For repeated joins on the same keys, bucketing pre-partitions data on disk:

// Create bucketed tables once
orders.write
  .bucketBy(256, "customer_id")
  .sortBy("customer_id")
  .saveAsTable("orders_bucketed")

customers.write
  .bucketBy(256, "customer_id")
  .sortBy("customer_id")
  .saveAsTable("customers_bucketed")

// Subsequent joins are shuffle-free
val ordersDf = spark.table("orders_bucketed")
val customersDf = spark.table("customers_bucketed")
val joined = ordersDf.join(customersDf, "customer_id")  // No exchange in plan

Bucketing requires both tables to have the same bucket count and be sorted on the join key. The payoff is massive for ETL pipelines that join the same tables repeatedly.

Caching, Checkpointing & Cluster Sizing

Cache when you reuse a DataFrame multiple times in the same job. Don’t cache speculatively.

import org.apache.spark.storage.StorageLevel

// For iterative algorithms or multi-use DataFrames
val processed = rawData
  .transform(cleanData)
  .transform(enrichData)
  .persist(StorageLevel.MEMORY_AND_DISK_SER)

// Force materialization
processed.count()

// Use multiple times
val summary1 = processed.groupBy("category").count()
val summary2 = processed.groupBy("region").agg(sum("amount"))

// Clean up when done
processed.unpersist()

MEMORY_AND_DISK_SER is the pragmatic default—it serializes data (saving memory) and spills to disk if needed (preventing failures).

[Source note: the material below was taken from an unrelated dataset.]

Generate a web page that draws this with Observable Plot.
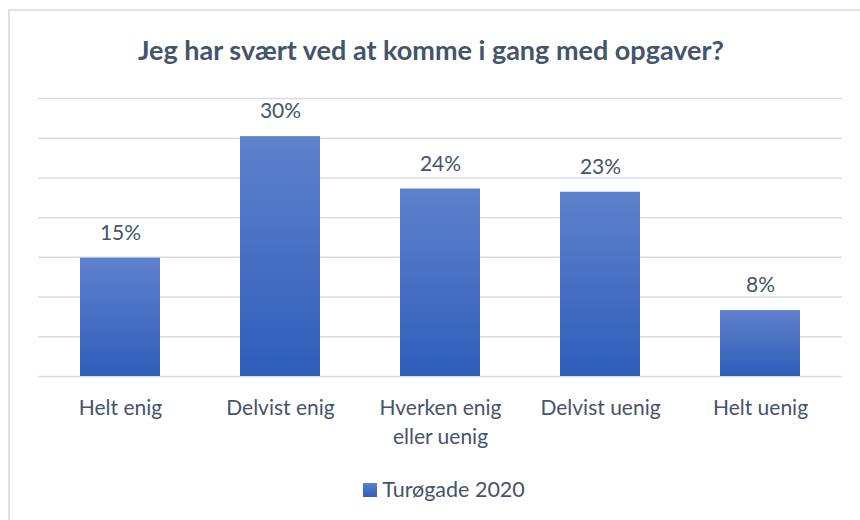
<!DOCTYPE html>
<html>
<head>
<meta charset="utf-8">
<script src="https://cdn.jsdelivr.net/npm/d3@7"></script>
<script src="https://cdn.jsdelivr.net/npm/@observablehq/plot@0.6"></script>
<style>
  html, body { margin: 0; padding: 0; background: #fff; }
  #wrap { position: relative; width: 860px; height: 520px; overflow: hidden; background: #fff; font-family: Lato, "Open Sans", sans-serif; color: #44546A; }
  #frame { position: absolute; left: 8px; top: 9px; width: 900px; height: 600px; border: 2px solid #DDE2E9; box-sizing: border-box; }
  #title { position: absolute; left: 0; width: 862px; top: 34px; text-align: center; font-weight: bold; font-size: 27px; line-height: 32px; }
  #chart { position: absolute; left: 0; top: 70px; }
  #legend { position: absolute; top: 476px; left: 14px; width: 860px; text-align: center; font-size: 21.5px; line-height: 26px; }
  #legend .sw { display: inline-block; width: 14px; height: 14px; background: linear-gradient(#5B7FCB, #2F5FBB); margin-right: 5px; vertical-align: 0px; }
</style>
</head>
<body>
<div id="wrap">
  <div id="frame"></div>
  <div id="title"></div>
  <div id="chart"></div>
  <div id="legend"></div>
</div>
<script>
const titleText = "Jeg har svært ved at komme i gang med opgaver?";
const seriesName = "Turøgade 2020";
const categories = ["Helt enig", "Delvist enig", "Hverken enig eller uenig", "Delvist uenig", "Helt uenig"];
const tickLabels = ["Helt enig", "Delvist enig", "Hverken enig\neller uenig", "Delvist uenig", "Helt uenig"];
const values = [14.9, 30.2, 23.6, 23.2, 8.3];
const valueLabels = ["15%", "30%", "24%", "23%", "8%"];
const yTicks = [0, 5, 10, 15, 20, 25, 30, 35];

const data = categories.map((c, i) => ({cat: c, value: values[i], label: valueLabels[i]}));
const tickMap = new Map(categories.map((c, i) => [c, tickLabels[i]]));

document.getElementById("title").textContent = titleText;
document.getElementById("legend").innerHTML = '<span class="sw"></span>' + seriesName;

const textColor = "#44546A";
const plot = Plot.plot({
  width: 860,
  height: 380,
  marginLeft: 38,
  marginRight: 18,
  marginTop: 28,
  marginBottom: 74,
  style: {fontFamily: "Lato, 'Open Sans', sans-serif", fontSize: "21px", color: textColor, background: "transparent"},
  x: {domain: categories, paddingInner: 0.5, paddingOuter: 0.25, label: null},
  y: {domain: [0, 35], label: null, axis: null},
  marks: [
    Plot.ruleY(yTicks, {stroke: "#D9DDE3", strokeWidth: 1.5}),
    Plot.barY(data, {x: "cat", y: "value", fill: "url(#barGrad)"}),
    Plot.text(data, {x: "cat", y: "value", text: "label", dy: -25, fill: textColor, fontSize: 21}),
    Plot.axisX({tickSize: 0, tickPadding: 18, tickFormat: d => tickMap.get(d), lineHeight: 1.38, fontSize: 21, fill: textColor, textAnchor: "middle"})
  ]
});

const ns = "http://www.w3.org/2000/svg";
const defs = document.createElementNS(ns, "defs");
defs.innerHTML = '<linearGradient id="barGrad" x1="0" y1="0" x2="0" y2="1"><stop offset="0" stop-color="#5F81CD"/><stop offset="1" stop-color="#2E5EBA"/></linearGradient>';
plot.insertBefore(defs, plot.firstChild);
document.getElementById("chart").appendChild(plot);
</script>
</body>
</html>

Checkpointing breaks lineage for iterative algorithms where the DAG grows unboundedly:

spark.sparkContext.setCheckpointDir("s3://bucket/checkpoints")

var graph = initialGraph
for (i <- 1 to 100) {
  graph = graph.transform(iterate)
  if (i % 10 == 0) {
    graph.checkpoint()
    graph.count()  // Force materialization
  }
}

For cluster sizing, follow this formula: 4-5 cores per executor (more causes GC pressure), memory at 4-8GB per core, and total executors based on your data size and parallelism needs. A 100GB shuffle workload with 200 partitions needs at least 40 cores to process partitions efficiently, suggesting 8-10 executors with 4-5 cores each.

Start conservative and scale based on Spark UI metrics—not guesswork.